Texas DOL decision poses a fundamental challenge to the anti-ESG crusade

Viewpoints
September 23, 2023
1 minutes

The September 21 decision of the federal court in the Northern District of Texas litigation over the U.S. Department of Labor’s (DOL) ESG rule is significant by any measure. The court rejected across the board the challenge asserted by 25 Republican state attorneys general that the 2022 Biden administration rule violated both ERISA and the Administrative Procedures Act (APA).

The judge held that the rule, which allows consideration of ESG-related factors in selecting plan investment options in some circumstances, is not inconsistent with ERISA’s requirement that fiduciaries act for the “exclusive purpose” of providing “financial benefits” to participants. In response to the states’ assertion that “the plain text of ERISA forecloses consideration of non-pecuniary factors,” the judge pointed to consistent DOL statements over many years that ESG considerations do relate to financial returns.

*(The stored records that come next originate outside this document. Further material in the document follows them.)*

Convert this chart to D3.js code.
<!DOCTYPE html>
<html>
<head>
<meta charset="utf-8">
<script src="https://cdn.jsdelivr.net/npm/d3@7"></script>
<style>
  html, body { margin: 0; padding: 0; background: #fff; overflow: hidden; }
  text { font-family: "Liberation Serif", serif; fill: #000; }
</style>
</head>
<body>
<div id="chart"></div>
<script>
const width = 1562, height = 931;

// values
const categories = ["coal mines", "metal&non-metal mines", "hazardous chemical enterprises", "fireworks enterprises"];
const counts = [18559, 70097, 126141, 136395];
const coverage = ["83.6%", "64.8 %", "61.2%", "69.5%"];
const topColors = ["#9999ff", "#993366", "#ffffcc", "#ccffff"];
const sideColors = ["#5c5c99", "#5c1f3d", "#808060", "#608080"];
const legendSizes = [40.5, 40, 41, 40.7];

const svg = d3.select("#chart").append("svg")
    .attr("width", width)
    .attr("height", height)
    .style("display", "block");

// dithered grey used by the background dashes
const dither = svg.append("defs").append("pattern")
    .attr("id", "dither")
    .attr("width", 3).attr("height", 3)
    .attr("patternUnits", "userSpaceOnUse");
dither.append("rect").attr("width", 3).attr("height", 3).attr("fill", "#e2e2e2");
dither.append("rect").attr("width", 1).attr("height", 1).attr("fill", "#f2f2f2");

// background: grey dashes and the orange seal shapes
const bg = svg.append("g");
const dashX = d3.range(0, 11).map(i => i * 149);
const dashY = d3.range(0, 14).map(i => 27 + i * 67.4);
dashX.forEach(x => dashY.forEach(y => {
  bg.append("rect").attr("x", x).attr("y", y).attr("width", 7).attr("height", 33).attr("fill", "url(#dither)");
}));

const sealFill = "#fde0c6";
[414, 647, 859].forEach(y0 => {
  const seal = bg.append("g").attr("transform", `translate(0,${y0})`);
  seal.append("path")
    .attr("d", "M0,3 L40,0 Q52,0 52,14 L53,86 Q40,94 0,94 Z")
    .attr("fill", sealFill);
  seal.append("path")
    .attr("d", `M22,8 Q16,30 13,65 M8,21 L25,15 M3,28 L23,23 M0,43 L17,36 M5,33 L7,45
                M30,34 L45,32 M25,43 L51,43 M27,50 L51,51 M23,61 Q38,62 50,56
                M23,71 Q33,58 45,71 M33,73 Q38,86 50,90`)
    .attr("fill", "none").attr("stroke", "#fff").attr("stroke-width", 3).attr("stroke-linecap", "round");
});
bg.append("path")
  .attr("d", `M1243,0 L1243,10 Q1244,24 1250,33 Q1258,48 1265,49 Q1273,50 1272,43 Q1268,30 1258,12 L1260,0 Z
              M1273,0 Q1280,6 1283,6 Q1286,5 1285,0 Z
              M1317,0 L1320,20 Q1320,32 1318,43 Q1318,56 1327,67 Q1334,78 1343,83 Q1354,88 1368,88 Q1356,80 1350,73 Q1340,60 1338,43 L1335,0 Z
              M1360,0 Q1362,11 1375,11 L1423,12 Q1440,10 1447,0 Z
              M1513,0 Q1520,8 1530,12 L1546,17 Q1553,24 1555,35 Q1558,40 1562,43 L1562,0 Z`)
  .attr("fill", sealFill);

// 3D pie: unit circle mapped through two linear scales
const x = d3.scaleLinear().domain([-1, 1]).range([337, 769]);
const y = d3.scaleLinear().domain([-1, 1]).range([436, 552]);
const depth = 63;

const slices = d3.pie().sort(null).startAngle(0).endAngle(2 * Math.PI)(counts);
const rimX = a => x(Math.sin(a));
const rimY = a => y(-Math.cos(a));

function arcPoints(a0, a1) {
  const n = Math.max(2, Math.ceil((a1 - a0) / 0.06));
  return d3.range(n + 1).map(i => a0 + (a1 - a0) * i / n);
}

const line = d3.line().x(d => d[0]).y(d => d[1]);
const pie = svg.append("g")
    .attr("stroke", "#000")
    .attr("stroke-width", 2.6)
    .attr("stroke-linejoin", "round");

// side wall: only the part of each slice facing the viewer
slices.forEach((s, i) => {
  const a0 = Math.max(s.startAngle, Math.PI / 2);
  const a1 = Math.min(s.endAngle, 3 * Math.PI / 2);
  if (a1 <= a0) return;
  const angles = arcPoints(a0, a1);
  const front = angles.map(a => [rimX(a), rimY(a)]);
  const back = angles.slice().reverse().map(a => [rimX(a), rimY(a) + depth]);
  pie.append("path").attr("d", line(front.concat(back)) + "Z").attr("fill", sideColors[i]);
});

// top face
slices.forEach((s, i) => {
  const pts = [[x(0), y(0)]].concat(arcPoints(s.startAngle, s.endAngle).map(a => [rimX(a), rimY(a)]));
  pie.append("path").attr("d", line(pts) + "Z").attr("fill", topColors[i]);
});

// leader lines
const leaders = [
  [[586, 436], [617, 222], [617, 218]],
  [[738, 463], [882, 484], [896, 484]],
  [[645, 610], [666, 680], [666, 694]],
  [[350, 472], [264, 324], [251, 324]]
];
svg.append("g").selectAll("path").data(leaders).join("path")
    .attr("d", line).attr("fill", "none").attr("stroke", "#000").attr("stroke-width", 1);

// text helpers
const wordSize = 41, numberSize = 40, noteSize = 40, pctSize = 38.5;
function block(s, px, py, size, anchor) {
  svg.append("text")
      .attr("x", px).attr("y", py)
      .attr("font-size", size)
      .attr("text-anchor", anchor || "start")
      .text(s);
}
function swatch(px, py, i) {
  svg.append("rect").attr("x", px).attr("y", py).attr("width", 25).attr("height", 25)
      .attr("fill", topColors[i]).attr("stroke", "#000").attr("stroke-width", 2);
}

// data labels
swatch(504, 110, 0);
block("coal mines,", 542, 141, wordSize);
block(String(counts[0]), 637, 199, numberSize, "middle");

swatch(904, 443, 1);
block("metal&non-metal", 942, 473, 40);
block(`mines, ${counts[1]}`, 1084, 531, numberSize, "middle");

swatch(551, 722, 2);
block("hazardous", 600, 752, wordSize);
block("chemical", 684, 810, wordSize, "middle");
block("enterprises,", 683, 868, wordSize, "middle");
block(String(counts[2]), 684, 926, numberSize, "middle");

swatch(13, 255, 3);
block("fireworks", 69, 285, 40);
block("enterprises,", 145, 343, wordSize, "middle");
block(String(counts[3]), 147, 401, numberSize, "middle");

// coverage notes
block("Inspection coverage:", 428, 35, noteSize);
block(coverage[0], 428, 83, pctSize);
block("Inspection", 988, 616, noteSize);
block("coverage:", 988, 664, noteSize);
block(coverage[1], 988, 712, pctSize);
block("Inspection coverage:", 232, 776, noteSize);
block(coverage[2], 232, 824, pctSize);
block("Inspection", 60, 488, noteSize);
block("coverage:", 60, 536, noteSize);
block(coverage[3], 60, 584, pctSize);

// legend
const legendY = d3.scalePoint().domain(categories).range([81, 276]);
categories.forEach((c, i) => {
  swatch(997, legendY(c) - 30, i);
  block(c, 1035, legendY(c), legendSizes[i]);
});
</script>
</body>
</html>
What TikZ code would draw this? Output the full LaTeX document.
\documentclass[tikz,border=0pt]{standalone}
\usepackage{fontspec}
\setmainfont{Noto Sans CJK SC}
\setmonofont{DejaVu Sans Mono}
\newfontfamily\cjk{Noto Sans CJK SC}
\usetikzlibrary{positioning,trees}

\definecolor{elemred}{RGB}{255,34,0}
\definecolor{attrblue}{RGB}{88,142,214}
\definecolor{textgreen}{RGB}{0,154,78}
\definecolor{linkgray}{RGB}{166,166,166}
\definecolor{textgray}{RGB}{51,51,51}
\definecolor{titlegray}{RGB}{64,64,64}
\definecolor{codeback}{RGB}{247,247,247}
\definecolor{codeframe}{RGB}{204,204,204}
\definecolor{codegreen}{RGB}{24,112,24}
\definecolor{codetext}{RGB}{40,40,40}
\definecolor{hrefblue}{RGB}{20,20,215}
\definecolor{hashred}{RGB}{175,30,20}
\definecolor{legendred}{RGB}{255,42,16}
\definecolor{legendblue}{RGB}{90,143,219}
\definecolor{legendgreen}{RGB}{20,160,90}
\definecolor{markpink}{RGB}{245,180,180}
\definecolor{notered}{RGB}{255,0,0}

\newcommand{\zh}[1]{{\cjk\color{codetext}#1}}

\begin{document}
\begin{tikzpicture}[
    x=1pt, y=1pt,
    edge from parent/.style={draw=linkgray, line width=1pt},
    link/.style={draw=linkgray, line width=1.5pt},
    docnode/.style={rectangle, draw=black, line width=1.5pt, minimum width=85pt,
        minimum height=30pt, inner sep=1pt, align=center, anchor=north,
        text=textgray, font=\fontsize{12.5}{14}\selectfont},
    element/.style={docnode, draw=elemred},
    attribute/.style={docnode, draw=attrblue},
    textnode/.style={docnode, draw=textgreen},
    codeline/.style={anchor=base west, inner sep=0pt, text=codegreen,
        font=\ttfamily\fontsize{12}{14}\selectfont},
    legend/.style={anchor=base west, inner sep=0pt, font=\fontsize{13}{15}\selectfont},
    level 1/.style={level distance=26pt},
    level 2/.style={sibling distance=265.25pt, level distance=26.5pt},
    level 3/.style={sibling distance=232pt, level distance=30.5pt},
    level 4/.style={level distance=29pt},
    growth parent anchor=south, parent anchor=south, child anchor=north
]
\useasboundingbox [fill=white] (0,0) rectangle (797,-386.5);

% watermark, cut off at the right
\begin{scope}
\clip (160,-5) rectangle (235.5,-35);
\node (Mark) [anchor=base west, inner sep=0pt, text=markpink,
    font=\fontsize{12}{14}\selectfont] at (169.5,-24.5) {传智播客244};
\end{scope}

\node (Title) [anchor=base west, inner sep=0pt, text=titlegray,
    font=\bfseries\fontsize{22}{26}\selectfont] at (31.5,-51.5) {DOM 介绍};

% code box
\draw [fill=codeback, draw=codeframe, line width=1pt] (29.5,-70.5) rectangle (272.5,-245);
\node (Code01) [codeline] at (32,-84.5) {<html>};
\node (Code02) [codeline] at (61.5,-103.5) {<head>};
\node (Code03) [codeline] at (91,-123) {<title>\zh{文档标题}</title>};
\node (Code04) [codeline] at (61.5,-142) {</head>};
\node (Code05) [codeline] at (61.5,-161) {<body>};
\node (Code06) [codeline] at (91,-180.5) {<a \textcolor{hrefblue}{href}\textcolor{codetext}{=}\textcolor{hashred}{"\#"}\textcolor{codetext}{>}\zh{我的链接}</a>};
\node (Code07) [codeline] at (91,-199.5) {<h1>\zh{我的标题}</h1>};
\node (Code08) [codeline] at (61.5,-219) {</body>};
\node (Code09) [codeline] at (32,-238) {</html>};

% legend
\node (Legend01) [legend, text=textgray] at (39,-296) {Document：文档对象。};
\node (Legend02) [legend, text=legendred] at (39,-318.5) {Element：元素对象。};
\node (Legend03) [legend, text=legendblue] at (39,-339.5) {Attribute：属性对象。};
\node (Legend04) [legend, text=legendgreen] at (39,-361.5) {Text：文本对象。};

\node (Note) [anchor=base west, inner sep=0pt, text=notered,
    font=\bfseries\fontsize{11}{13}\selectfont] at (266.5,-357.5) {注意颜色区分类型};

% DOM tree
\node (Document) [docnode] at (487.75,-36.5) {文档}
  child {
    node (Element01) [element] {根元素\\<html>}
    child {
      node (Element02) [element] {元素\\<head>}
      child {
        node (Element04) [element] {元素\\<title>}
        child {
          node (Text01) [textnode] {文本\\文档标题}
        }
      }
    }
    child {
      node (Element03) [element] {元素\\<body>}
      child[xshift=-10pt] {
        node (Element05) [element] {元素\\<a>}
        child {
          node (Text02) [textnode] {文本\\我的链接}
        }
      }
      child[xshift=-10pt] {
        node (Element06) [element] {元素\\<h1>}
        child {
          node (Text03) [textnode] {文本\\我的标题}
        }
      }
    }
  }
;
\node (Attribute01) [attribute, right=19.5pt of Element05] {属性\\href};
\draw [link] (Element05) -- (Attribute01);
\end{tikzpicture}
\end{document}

The import of the decision may reach well beyond ERISA and the specifics of the 2022 rule. The premise of the states’ challenge – that ESG factors are necessarily “non-pecuniary” in nature – lies at the heart of much of the anti-ESG crusade of Republican officials against asset managers:

  • State AGs have issued opinions and launched investigations founded on this premise, asserting that asset managers are breaching their fiduciary duties by incorporating “non-pecuniary” ESG considerations and thus pursuing social agendas rather than client returns.
  • Legislators have gone a step further, attempting to codify in state law that ESG factors are “non-pecuniary” and thus inconsistent with fiduciary duties.

The Texas decision’s reasoning directly contradicts this animating principle of the anti-ESG movement.

The inevitable appeal of the Texas ruling to the Fifth Circuit Court of Appeals will bear close attention. Another conservative court acknowledging the link between ESG factors and financial returns would further erode the intellectual foundation of anti-ESG efforts.